Chamberlain House (Ka Hale Kamalani) (1831)
This house bears the name of the Mission’s first secular agent in Hawai‘i – Levi Chamberlain. In 1831, Chamberlain contracted for the building of this structure, which was to be used as a depository. The building was made of coral blocks cut away from the ocean reef, which were dried and bleached by the sun. These blocks were arranged and assembled to build the Chamberlain House. From this location, Levi Chamberlain was able to plan out and undertake the disbursement of provisions for the entire Sandwich Islands Mission. It now serves as the Museum’s temporary Exhibition Gallery.
Frame House (Ka Hale La‘au) (1821)
The oldest wood frame structure still standing in the Hawaiian Islands, it was shipped around Cape Horn from Boston in 1820. It was used as a communal home by many missionary families who shared it with island visitors and boarders.
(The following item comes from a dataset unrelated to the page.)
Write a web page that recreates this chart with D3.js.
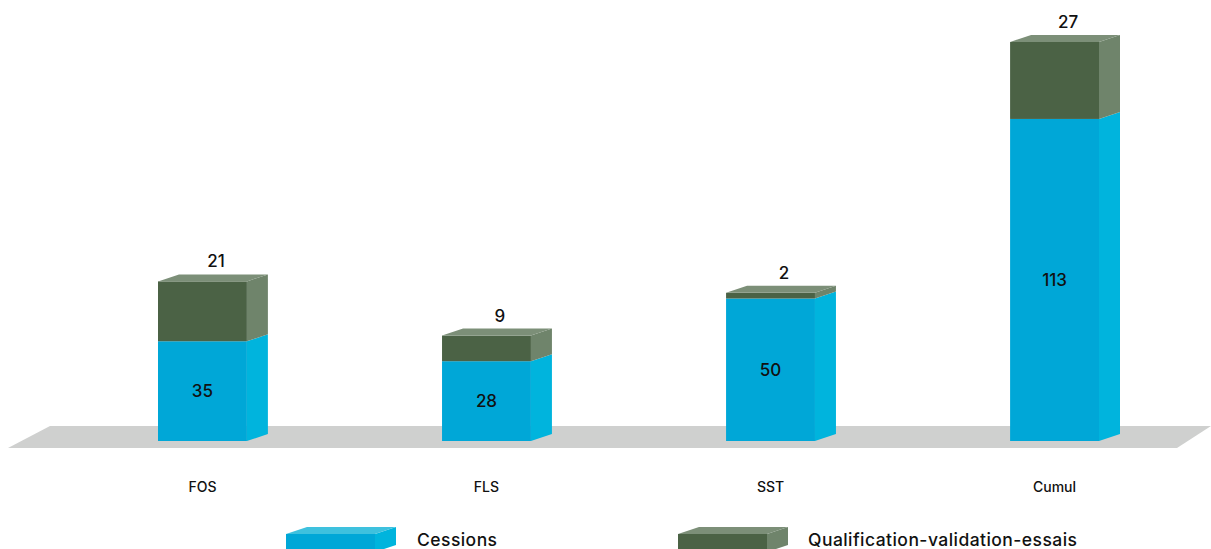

Printing Office (Ka Hale Pa‘i) (1841)
Also built from coral blocks, this structure was completed in 1841 and contains a replica of the first printing press to be brought to Hawaii. Here, some of the first books and printed materials in Hawaii were produced. The restored printing office shows how early Protestant Missionaries and native Hawaiians collaborated on the production of numerous books and other printed materials first printed in the Hawaiian language.
Hawaiian Mission Houses collects, preserves, interprets and exhibits documents, artifacts and other records of Hawai`i’s missionary period (1820 – 1863) and beyond. The Museum makes these collections available for research, educational purposes and enjoyment.
The Museum strives to promote cross-cultural understanding of Hawai`i’s history, both past and present; therefore, it places great emphasis on incorporating contemporary elements into nearly all of its exhibitions, adult and school programs, workshops and special events.